Non-quantum liquefaction of coherent gases
David Novoa, Humberto Michinel, Daniele Tommasini, Mar\'ia I., Rodas-Verde

TL;DR
This paper demonstrates that a gas-to-liquid phase transition at zero temperature can occur in coherent bosonic gases due to nonlinear effects, without quantum phenomena, and explores the resulting dynamics and self-organization.
Contribution
It introduces a non-quantum mechanism for liquefaction in coherent gases with competing nonlinearities, applicable to atomic and optical systems, analyzed through mean field theory.
Findings
Gas-to-liquid transition can occur without quantum effects.
Competing nonlinearities lead to rich dynamics and self-organization.
Numerical simulations show effects of gain and recombination on system behavior.
Abstract
We show that a gas-to-liquid phase transition at zero temperature may occur in a coherent gas of bosons in the presence of competing nonlinear effects.
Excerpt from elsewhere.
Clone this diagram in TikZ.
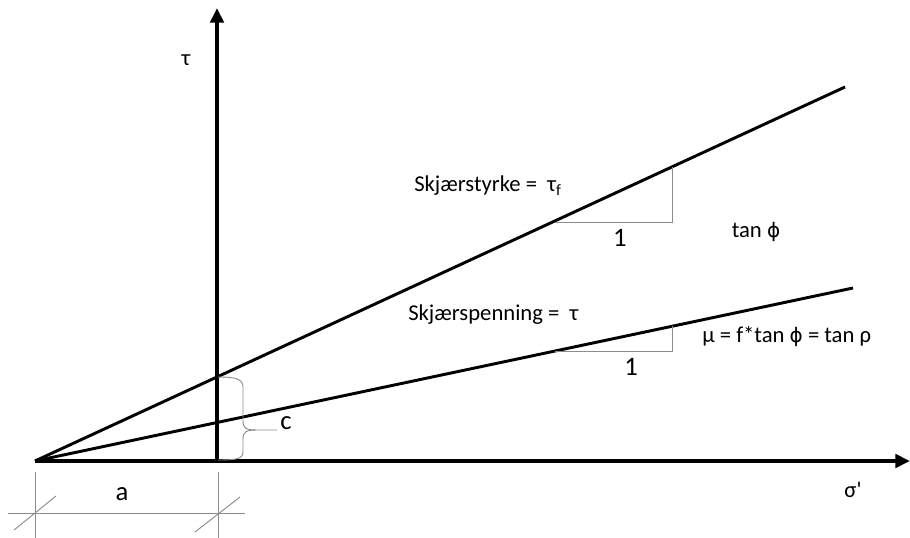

This situation can take place both in atomic systems like Bose-Einstein Condensates in alkalii gases with two and three-body interactions of opposite signs, as well as in laser beams which propagate through optical media with Kerr (focusing) and higher order (defocusing) nonlinear responses. The liquefaction process takes place in absence of any quantum effect and can be formulated in the frame of a mean field theory, in terms of the minimization of a thermodynamic potential. We also show numerically that the effect of linear gain and three-body recombination also provides a rich dynamics with the emergence of self-organization behaviour.